Ese fin de semana

Crítica de Cristina Aparicio - Caimán cuadernos de cine

Hay una particularidad muy significativa en la ópera prima de Mara Pescio, un rasgo poco convencional en este tipo de historias que hace que este drama familiar respire con frescura y optimismo. Y es que Ese fin de semana es una película celebratoria, un homenaje para aquellos que se quedan en sus lugares de origen voluntariamente, sin resignación. Cuando Juana regresa al hogar que abandonó tiempo atrás, se encuentra con una realidad que no podría ser más luminosa: la música siempre encendida, niños que juegan y corren alrededor de las casas y jóvenes que bailan y ríen en un estado de felicidad permanente. Para Pescio no hay fracaso en la opción de quedarse, y construye así una comunidad de puertas abiertas y buenos vecinos donde reina la armonía. Es por ello que la llegada de Juana se siente como una desestabilización, casi como la irrupción de un forastero que obliga a cambiar hábitos o aumentar la alerta. La cineasta, sin embargo, encuentra la forma de que convivan (y se entiendan) las dos realidades: la de esta mujer que persigue un sueño, el éxito profesional, y la de quienes ambicionan, ante todo, una vida feliz.
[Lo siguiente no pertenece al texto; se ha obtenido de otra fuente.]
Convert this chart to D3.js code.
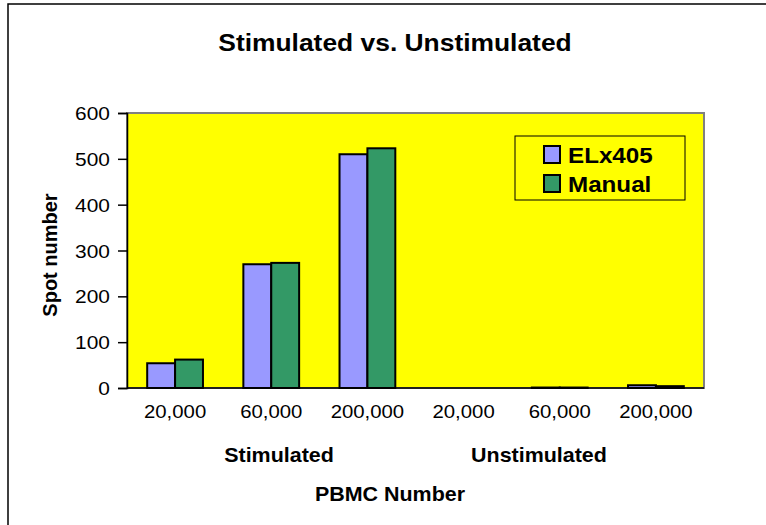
<!DOCTYPE html>
<html>
<head>
<meta charset="utf-8">
<script src="https://cdn.jsdelivr.net/npm/d3@7"></script>
<style>
  body { margin: 0; background: #fff; }
  svg { display: block; font-family: "Liberation Sans", Arial, sans-serif; }
</style>
</head>
<body>
<svg width="766" height="525"></svg>
<script>
// chart data
var categories = ["20,000", "60,000", "200,000", "20,000", "60,000", "200,000"];
var groups = ["Stimulated", "Unstimulated"];
var seriesNames = ["ELx405", "Manual"];
var elxValues = [54, 270, 510, 0, 1, 6];
var manualValues = [62, 273, 523, 0, 1, 4];
var yTicks = [0, 100, 200, 300, 400, 500, 600];
var colors = ["#9999FF", "#339966"];

var drawChart = function()
{
  var svg = d3.select("svg");
  var stretch = 1.1;   // the text in the picture is a bit wide

  var plotLeft = 127, plotRight = 704, plotTop = 113, plotBottom = 388;

  // outer frame (only top and left edges show)
  svg.append("path")
    .attr("d", "M8,530 L8,4 L770,4")
    .attr("fill", "none")
    .attr("stroke", "#000")
    .attr("stroke-width", 1.5);

  // plot area
  svg.append("rect")
    .attr("x", plotLeft).attr("y", plotTop)
    .attr("width", plotRight - plotLeft).attr("height", plotBottom - plotTop)
    .attr("fill", "#FFFF00")
    .attr("stroke", "#808080")
    .attr("stroke-width", 2);

  var idx = d3.range(categories.length);
  var x0 = d3.scaleBand().domain(idx).range([plotLeft, plotRight]).paddingInner(0.42).paddingOuter(0.21);
  var x1 = d3.scaleBand().domain([0, 1]).range([0, x0.bandwidth()]);
  var y = d3.scaleLinear().domain([0, 600]).range([plotBottom, plotTop]);

  var rows = idx.map(function(i) { return [elxValues[i], manualValues[i]]; });

  var g = svg.selectAll("g.grp")
    .data(rows)
    .enter()
    .append("g")
    .attr("class", "grp")
    .attr("transform", function(d, i) { return "translate(" + x0(i) + ",0)"; });

  g.selectAll("rect")
    .data(function(d) { return d; })
    .enter()
    .append("rect")
    .attr("x", function(d, j) { return x1(j); })
    .attr("y", function(d) { return y(d); })
    .attr("width", x1.bandwidth())
    .attr("height", function(d) { return plotBottom - y(d); })
    .attr("fill", function(d, j) { return colors[j]; })
    .attr("stroke", "#000")
    .attr("stroke-width", function(d) { return d > 0 ? 2 : 0; });

  // y axis
  var yAxis = svg.append("g")
    .attr("transform", "translate(" + plotLeft + ",0)")
    .call(d3.axisLeft(y).tickValues(yTicks).tickSize(9).tickPadding(0).tickFormat(""));
  yAxis.select(".domain").attr("stroke", "#000").attr("stroke-width", 1.5);
  yAxis.selectAll(".tick line").attr("stroke", "#000").attr("stroke-width", 1.5);

  var wideText = function(sel, x, yy, anchor)
  {
    return sel.append("g")
      .attr("transform", "translate(" + x + "," + yy + ") scale(" + stretch + ",1)")
      .append("text")
      .attr("text-anchor", anchor);
  };

  yTicks.forEach(function(t) {
    wideText(svg, 110, y(t) + 7, "end")
      .attr("font-size", 19)
      .text(t);
  });

  // x axis line
  svg.append("line")
    .attr("x1", plotLeft).attr("x2", plotRight)
    .attr("y1", plotBottom).attr("y2", plotBottom)
    .attr("stroke", "#000").attr("stroke-width", 1.5);

  categories.forEach(function(c, i) {
    wideText(svg, x0(i) + x0.bandwidth() / 2, 418, "middle")
      .attr("font-size", 18.5)
      .text(c);
  });

  // group labels
  var groupX = [279, 539];
  groups.forEach(function(gname, i) {
    wideText(svg, groupX[i], 462, "middle")
      .attr("font-size", 19.5)
      .attr("font-weight", "bold")
      .text(gname);
  });

  wideText(svg, 390, 501, "middle")
    .attr("font-size", 19.5)
    .attr("font-weight", "bold")
    .text("PBMC Number");

  // title
  wideText(svg, 395, 51, "middle")
    .attr("font-size", 24)
    .attr("font-weight", "bold")
    .text("Stimulated vs. Unstimulated");

  // y axis title
  svg.append("text")
    .attr("transform", "translate(57,255) rotate(-90)")
    .attr("text-anchor", "middle")
    .attr("font-size", 20)
    .attr("font-weight", "bold")
    .text("Spot number");

  // legend
  var legend = svg.append("g").attr("transform", "translate(515,136)");
  legend.append("rect")
    .attr("width", 170).attr("height", 64)
    .attr("fill", "#FFFF00")
    .attr("stroke", "#000")
    .attr("stroke-width", 1);

  seriesNames.forEach(function(s, i) {
    legend.append("rect")
      .attr("x", 29).attr("y", 10 + i * 29)
      .attr("width", 16).attr("height", 17)
      .attr("fill", colors[i])
      .attr("stroke", "#000")
      .attr("stroke-width", 2);
    wideText(legend, 53, 27 + i * 29, "start")
      .attr("font-size", 22)
      .attr("font-weight", "bold")
      .text(s);
  });
};

drawChart();
</script>
</body>
</html>
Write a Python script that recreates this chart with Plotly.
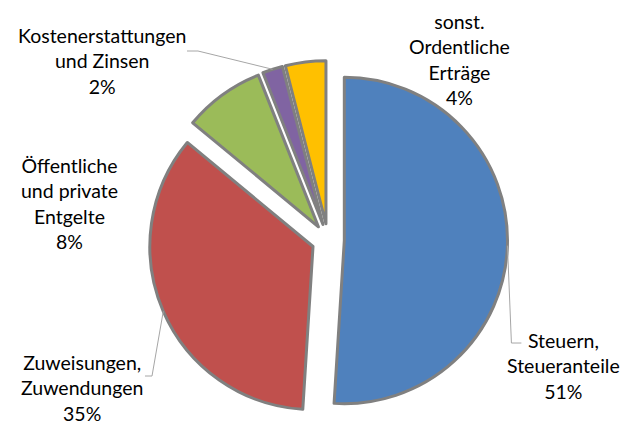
import math
import plotly.graph_objects as go

# Ertragsarten (Anteile in %)
labels = ['Steuern,<br>Steueranteile', 'Zuweisungen,<br>Zuwendungen', 'Öffentliche<br>und private<br>Entgelte',
          'Kostenerstattungen<br>und Zinsen', 'sonst.<br>Ordentliche<br>Erträge']
values = [51, 35, 8, 2, 4]
colors = ['#4F81BD', '#C0504D', '#9BBB59', '#8064A2', '#FFC000']

W, H = 623, 424
pull = 0.1
# pie box in pixels
cx, cy, box = 328, 240, 359
r = box / 2 / (1 + pull)

fig = go.Figure(go.Pie(
    labels=labels, values=values, sort=False, direction='clockwise', rotation=0,
    marker=dict(colors=colors, line=dict(color='#808080', width=3)),
    pull=[pull] * len(values), textinfo='none', showlegend=False, hoverinfo='skip',
    domain=dict(x=[(cx - box / 2) / W, (cx + box / 2) / W], y=[1 - (cy + box / 2) / H, 1 - (cy - box / 2) / H])))

def px(x, y):
    return x / W, 1 - y / H

# point on the outer edge of an exploded slice (from the data)
total = sum(values)
def edge_point(i):
    start = sum(values[:i]) / total * 360
    mid = math.radians(start + values[i] / total * 180)
    d = r * (1 + pull)
    return cx + d * math.sin(mid), cy - d * math.cos(mid)

texts = [f'{l}<br>{round(v / total * 100)}%' for l, v in zip(labels, values)]
label_pos = [(563, 366), (82, 388), (69, 203), (102, 61), (459, 60)]
for t, (x, y) in zip(texts, label_pos):
    ax, ay = px(x, y)
    fig.add_annotation(x=ax, y=ay, xref='paper', yref='paper', text=t, showarrow=False,
                       xanchor='center', yanchor='middle', align='center',
                       font=dict(family='Lato', size=19.5, color='black'))

# leader lines: slice edge -> elbow -> label
elbows = {0: [(512, 343), (523, 343)], 1: [(152, 376), (145, 376)], 3: [(198, 51), (187, 51)]}
for i, pts in elbows.items():
    path = [edge_point(i)] + pts
    if i == 0:
        path[1] = (path[0][0] + 4, path[1][1])
        path[2] = (path[1][0] + 10, path[1][1])
    p = [px(x, y) for x, y in path]
    d = 'M ' + ' L '.join(f'{a:.4f},{b:.4f}' for a, b in p)
    fig.add_shape(type='path', path=d, xref='paper', yref='paper', line=dict(color='#A6A6A6', width=1))

fig.update_layout(width=W, height=H, margin=dict(l=0, r=0, t=0, b=0),
                  paper_bgcolor='white', plot_bgcolor='white')
fig.write_html('out.html', config={'displayModeBar': False},
               post_script="document.body.style.margin='0';")
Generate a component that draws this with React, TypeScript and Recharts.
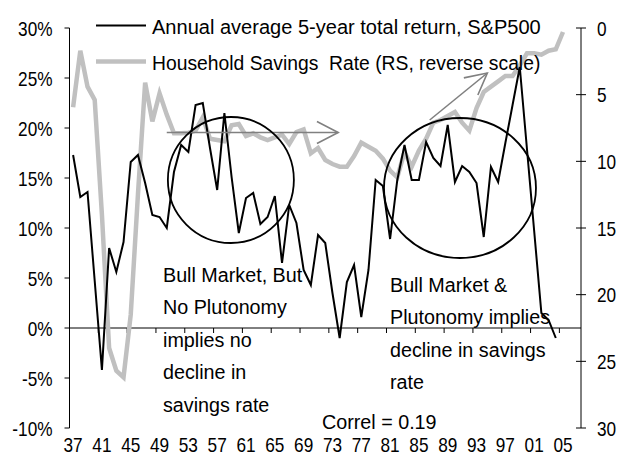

Una visita a un viejo parque de atracciones se convierte en la metáfora en la que se sustenta Ese fin de semana: revivir el pasado siempre incluye las huellas que el paso del tiempo ha ido dejando a su paso. Las emociones regresan, pero con menor intensidad. Y aunque los lugares son siempre los mismos, hace falta reparar los daños, reponer lo perdido y pintar lo gastado para mantener en el presente parte de un pasado que alberga buenos recuerdos. Todas ellas, acciones que no solo sirven para rehabilitar el antiguo parque, sino que permiten recomponer lo que el tiempo ha deteriorado. Ese fin de semana es, por tanto, una película que encara la tristeza, la mira de frente y le explica que mirar hacia atrás no siempre es llenarse de nostalgia.